Al Gore's bold call to take the entire electrical grid off of carbon sources within a decade will be, and already has been, dismissed as prohibitively expensive and wildly unlikely. No doubt it will be defended as a useful statement of principle---the sort of truly ambitious plan against which much more modest proposals can be measured. Another way to put that point: Gore's ambitious goals can be used to give some political cover for those who want to do something valuable but less ambitious.
Here I want to raise a question, more in the interest of sparking a debate than anything else. The question is whether there is anything to be said for a cap-and-trade program versus a simple carbon tax. A useful summary of the advantages of a carbon tax over cap-and-trade can be found here. The argument in the other direction can be found here. I think I'm persuaded that a straight tax is, all things considered, better policy than cap-and-trade. Certainly the dramatic effects in American driving habits that we've seen since gasoline prices topped $4/gallon illustrate the simple economic truth that energy consumption responds to price.
At the same time, however, I'd favor the adoption of a cap-and-trade program with serious caps if it were more politically palatable. One supposed advantage of a carbon tax over cap-and-trade is that the tax is simpler. But the very complexity of cap-and-trade might make it harder to portray as a "tax" and thus easier to get enacted.
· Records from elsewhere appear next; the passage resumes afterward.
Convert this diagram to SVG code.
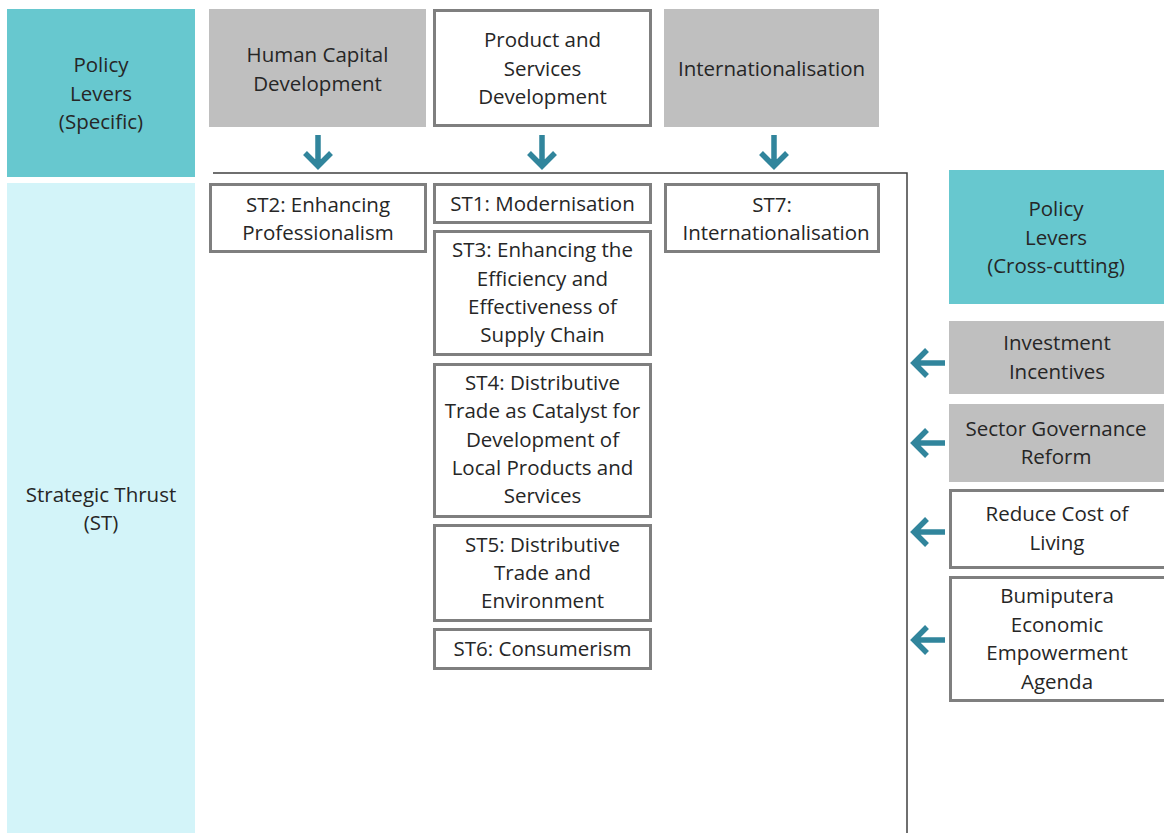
<svg xmlns="http://www.w3.org/2000/svg" width="1164" height="833" viewBox="0 0 1164 833">
<style>
text{font-family:"Open Sans","Liberation Sans",sans-serif;font-size:20.5px;fill:#262626;text-anchor:middle}
.teal{fill:#67c8cf}
.cyan{fill:#d3f4f9}
.gray{fill:#bfbfbf}
.box{fill:#fff;stroke:#7f7f7f;stroke-width:3}
.arr{fill:none;stroke:#31859c;stroke-width:5.5;stroke-linejoin:miter}
.ln{fill:none;stroke:#404040;stroke-width:1.5}
</style>
<rect width="1164" height="833" fill="#fff"/>
<g id="policy-specific"><rect class="teal" x="7" y="9" width="188" height="168"/>
<text x="101" y="72">Policy</text><text x="101" y="101">Levers</text><text x="101" y="129">(Specific)</text></g>
<g id="strategic-thrust"><rect class="cyan" x="7" y="183" width="188" height="650"/>
<text x="101" y="502">Strategic Thrust</text><text x="101" y="530">(ST)</text></g>
<g id="human-capital"><rect class="gray" x="209" y="9" width="217" height="118"/>
<text x="317.5" y="62">Human Capital</text><text x="317.5" y="91">Development</text></g>
<g id="product-services"><rect class="box" x="434.5" y="10.5" width="216" height="115"/>
<text x="542.5" y="47">Product and</text><text x="542.5" y="76">Services</text><text x="542.5" y="104">Development</text></g>
<g id="internationalisation"><rect class="gray" x="664" y="9" width="215" height="118"/>
<text x="771.5" y="76">Internationalisation</text></g>
<g id="st2"><rect class="box" x="210.5" y="184.5" width="215" height="67"/>
<text x="318" y="212">ST2: Enhancing</text><text x="318" y="240">Professionalism</text></g>
<g id="st1"><rect class="box" x="434.5" y="184.5" width="216" height="38"/>
<text x="542.5" y="211">ST1: Modernisation</text></g>
<g id="st3"><rect class="box" x="434.5" y="231.5" width="216" height="123"/>
<text x="542.5" y="257">ST3: Enhancing the</text><text x="542.5" y="286">Efficiency and</text><text x="542.5" y="314">Effectiveness of</text><text x="542.5" y="342">Supply Chain</text></g>
<g id="st4"><rect class="box" x="434.5" y="364.5" width="216" height="152"/>
<text x="542.5" y="390">ST4: Distributive</text><text x="542.5" y="418">Trade as Catalyst for</text><text x="542.5" y="447">Development of</text><text x="542.5" y="475">Local Products and</text><text x="542.5" y="503">Services</text></g>
<g id="st5"><rect class="box" x="434.5" y="525.5" width="216" height="95"/>
<text x="542.5" y="552">ST5: Distributive</text><text x="542.5" y="580">Trade and</text><text x="542.5" y="608">Environment</text></g>
<g id="st6"><rect class="box" x="434.5" y="629.5" width="216" height="39"/>
<text x="542.5" y="656">ST6: Consumerism</text></g>
<g id="st7"><rect class="box" x="665.5" y="184.5" width="213" height="67"/>
<text x="772" y="212">ST7:</text><text x="776" y="240">Internationalisation</text></g>
<g id="policy-cross"><rect class="teal" x="949" y="170" width="215" height="134"/>
<text x="1056" y="216">Policy</text><text x="1056" y="245">Levers</text><text x="1056" y="273">(Cross-cutting)</text></g>
<g id="investment"><rect class="gray" x="949" y="321" width="215" height="73"/>
<text x="1057" y="350">Investment</text><text x="1057" y="379">Incentives</text></g>
<g id="governance"><rect class="gray" x="949" y="404" width="215" height="78"/>
<text x="1056" y="436">Sector Governance</text><text x="1056" y="464">Reform</text></g>
<g id="cost-of-living"><rect class="box" x="950.5" y="490.5" width="216" height="77"/>
<text x="1057" y="521">Reduce Cost of</text><text x="1057" y="550">Living</text></g>
<g id="bumiputera"><rect class="box" x="950.5" y="577.5" width="216" height="123"/>
<text x="1057" y="603">Bumiputera</text><text x="1057" y="632">Economic</text><text x="1057" y="660">Empowerment</text><text x="1057" y="689">Agenda</text></g>
<g id="connectors">
<path class="ln" d="M213,173 H907 V833"/>
<path class="arr" d="M318,135 V166 M305,153 L318,166 L331,153"/>
<path class="arr" d="M542,135 V166 M529,153 L542,166 L555,153"/>
<path class="arr" d="M774,135 V166 M761,153 L774,166 L787,153"/>
<path class="arr" d="M945,363 H914 M927,350 L914,363 L927,376"/>
<path class="arr" d="M945,443 H914 M927,430 L914,443 L927,456"/>
<path class="arr" d="M945,532 H914 M927,519 L914,532 L927,545"/>
<path class="arr" d="M945,640 H914 M927,627 L914,640 L927,653"/>
</g>
</svg>
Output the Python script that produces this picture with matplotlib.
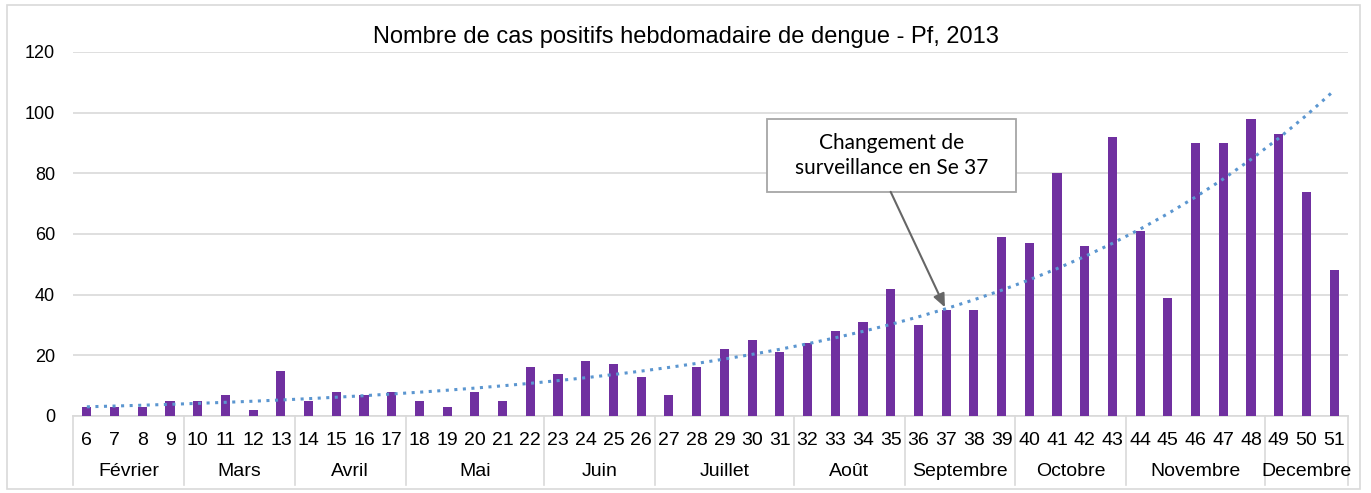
import numpy as np
import matplotlib.pyplot as plt
from matplotlib.patches import Rectangle

weeks = list(range(6, 52))
cases = [3, 3, 3, 5, 5, 7, 2, 15, 5, 8, 7, 8, 5, 3, 8, 5, 16, 14, 18, 17, 13,
         7, 16, 22, 25, 21, 24, 28, 31, 42, 30, 35, 35, 59, 57, 80, 56, 92,
         61, 39, 90, 90, 98, 93, 74, 48]
months = ['Février', 'Mars', 'Avril', 'Mai', 'Juin', 'Juillet', 'Août',
          'Septembre', 'Octobre', 'Novembre', 'Decembre']
month_weeks = [4, 4, 4, 5, 4, 5, 4, 4, 4, 5, 3]

plt.rcParams['font.family'] = ['Liberation Sans', 'DejaVu Sans']

fig = plt.figure(figsize=(13.71, 4.93), dpi=100)
ax = fig.add_axes([73 / 1371, 1 - 416 / 493, 1275 / 1371, 364 / 493])

x = np.arange(len(weeks))
ax.bar(x, cases, width=0.33, color='#7030A0', zorder=3)

# exponential trend line (Excel style: linear fit on ln y)
b, a = np.polyfit(x, np.log(cases), 1)
ax.plot(x, np.exp(a + b * x), linestyle=(0, (1, 1.8)), color='#5B96D0',
        linewidth=2.2, zorder=4)

ax.set_xlim(-0.5, len(weeks) - 0.5)
ax.set_ylim(0, 120)
ax.set_yticks(range(0, 121, 20))
ax.yaxis.grid(True, color='#D9D9D9', linewidth=1.2)
ax.set_axisbelow(True)
for s in ['top', 'right', 'left']:
    ax.spines[s].set_visible(False)
ax.spines['bottom'].set_color('#D9D9D9')
ax.spines['bottom'].set_linewidth(1.2)
ax.tick_params(axis='y', length=0, labelsize=13, pad=13)
ax.set_xticks([])

# two level category axis
trans = ax.get_xaxis_transform()
for i, w in enumerate(weeks):
    ax.text(i, -0.068, str(w), transform=trans, ha='center', va='center',
            fontsize=14)
start = 0
bounds = [0]
for m, n in zip(months, month_weeks):
    mid = start + (n - 1) / 2
    ax.text(mid, -0.153, m, transform=trans, ha='center', va='center',
            fontsize=14)
    start += n
    bounds.append(start)
for bnd in bounds:
    ax.plot([bnd - 0.5, bnd - 0.5], [0, -0.19], transform=trans,
            color='#D9D9D9', linewidth=1.2, clip_on=False)

fig.text(0.5, 1 - 37 / 493, 'Nombre de cas positifs hebdomadaire de dengue - Pf, 2013',
         ha='center', va='center', fontsize=17)

# callout box + arrow
ax.add_patch(Rectangle((24.55, 73.9), 8.99, 24.0, fc='white', ec='#A6A6A6',
                       lw=1.3, zorder=6, clip_on=False))
ax.text(29.05, 85.9, 'Changement de\nsurveillance en Se 37', ha='center',
        va='center', fontsize=15, family='Lato', linespacing=1.3, zorder=7)
ax.annotate('', xy=(weeks.index(37), 35), xytext=(29.0, 73.9),
            arrowprops=dict(arrowstyle='-|>,head_length=0.8,head_width=0.35',
                            color='#666666', lw=1.5, shrinkA=0, shrinkB=2),
            zorder=6)

fig.patches.append(Rectangle((7 / 1371, 1 - 489 / 493), 1353 / 1371,
                             484 / 493, transform=fig.transFigure,
                             fill=False, ec='#D9D9D9', lw=1.2))

fig.savefig('out.png', dpi=100)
The choice of cap-and-trade versus tax thus strikes me as having a policy dimension and a political dimension, but I don't see much of an ideological dimension. Someone who thinks that global warming is a creation of the liberal media or that it is real but not worth doing much about would likely oppose both cap-and-trade and tax. On the other side, someone who, like me, thinks that we need to do something serious to limit carbon emissions will favor doing whatever is the most effective thing that can actually get accomplished.
And yet, there appears to be an ideological dimension at play here too, with moderate conservatives on this issue (e.g., McCain) favoring cap-and-trade rather than tax. I get the political reasons why McCain would take this position: He doesn't want to come out for something called a "tax." But I sense that this is not simply politics or simply a shrewd assessment of where the electorate is. I get the feeling that there are conservatives who both understand the economics and think that cap-and-trade really is better, not just because it lacks the word "tax." That's the part I don't get. Wouldn't a conservative who wants to do something about global warming prefer a straightforward tax, which seems to require much less of a government asssessment of market conditions than does cap-and-trade? Or, at the least, wouldn't such a person end up where I am, i.e., wanting to do the most effective politically viable thing?
Explanations in the comments---especially by those who favor cap-and-trade over tax on grounds other than ability to sell it to the public---are invited.